The truth is that these packages don’t actually evaluate marginal posterior density functions. Instead they take posterior samples of the marginal parameters generated by Markov chain Monte Carlo and then use _kernel density estimators_ to try to _infer_ a marginal posterior density function. Unfortunately posterior samples don’t actually provide enough information to reconstruct marginal posterior density functions alone. Kernel density estimators have to complement the samples with _models_ that restrict the possible marginal behaviors. These models are built up from a series of strong assumptions, most of which are hidden behind defaults if accessible to users at all.

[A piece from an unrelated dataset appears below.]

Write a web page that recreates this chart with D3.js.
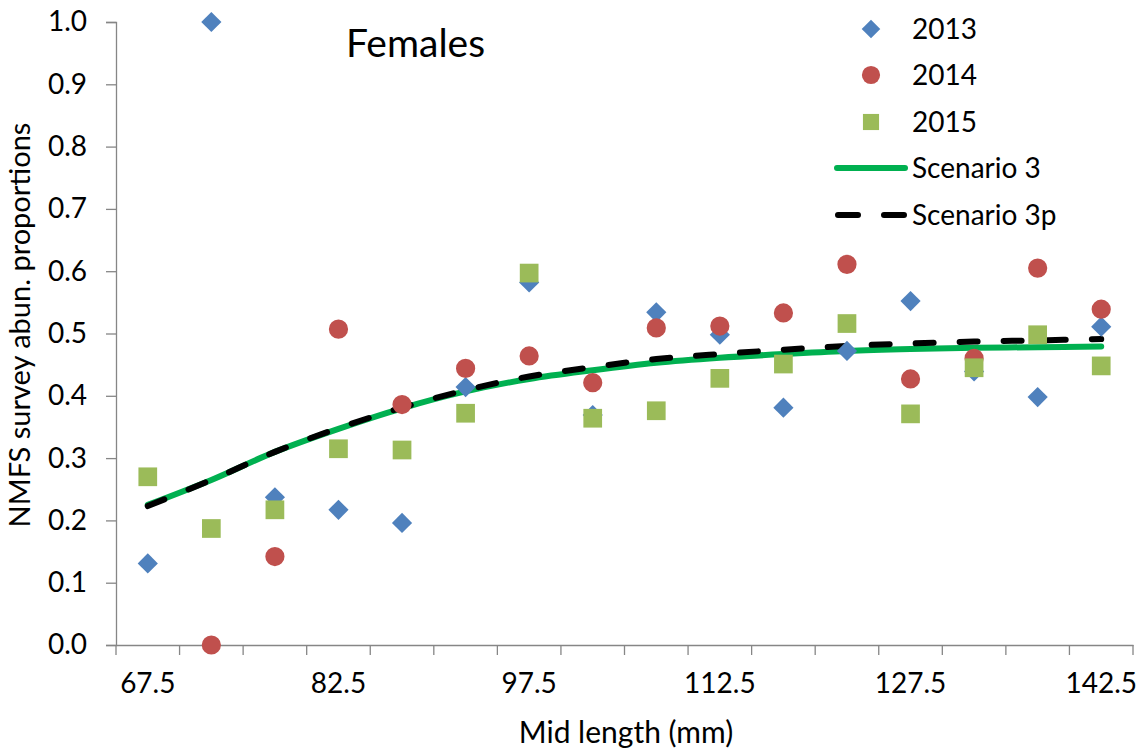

A consequence of these hidden modeling assumptions is that the resulting density function estimates are almost always plagued by awkward artifacts. Ripples obscure true marginal behaviors. Estimated marginal tail behaviors are highly variable and often unreliable. Ridge plots stacking rippling density function estimates over rippling density function estimates may not appear to be a substantial issue, but these wiggles really do make the visualizations an unreliable to communicate the exact behavior of the posterior distribution.
Is there anything we can do to communicate reliable posterior insights when working with high-dimensional models?
Yes! The key is to structure our visualizations around feasible computations. For example we can summarize particular marginal behaviors with component means, variances, and quantiles. Even better we can represent marginal posterior behavior with histograms of marginal posterior probabilities.
If you’re curious how far one can take practical computations then take a look at my recommendation posterior visualizations at https://github.com/betanalpha/mcmc_visualization_tools. I also discuss the motivation behind these in Section 5 of https://betanalpha.github.io/assets/chapters_html/transforming_probability_spaces.html#sec:1d-pushforward-characterizations.
It’s a new year. Don’t be afraid to transcend the oversimplification of Bayesian inference tutorials. Embrace the complexity of high-dimensional models and compatible visualizations. Most of all stop compromising your analyses with meaningless wiggles.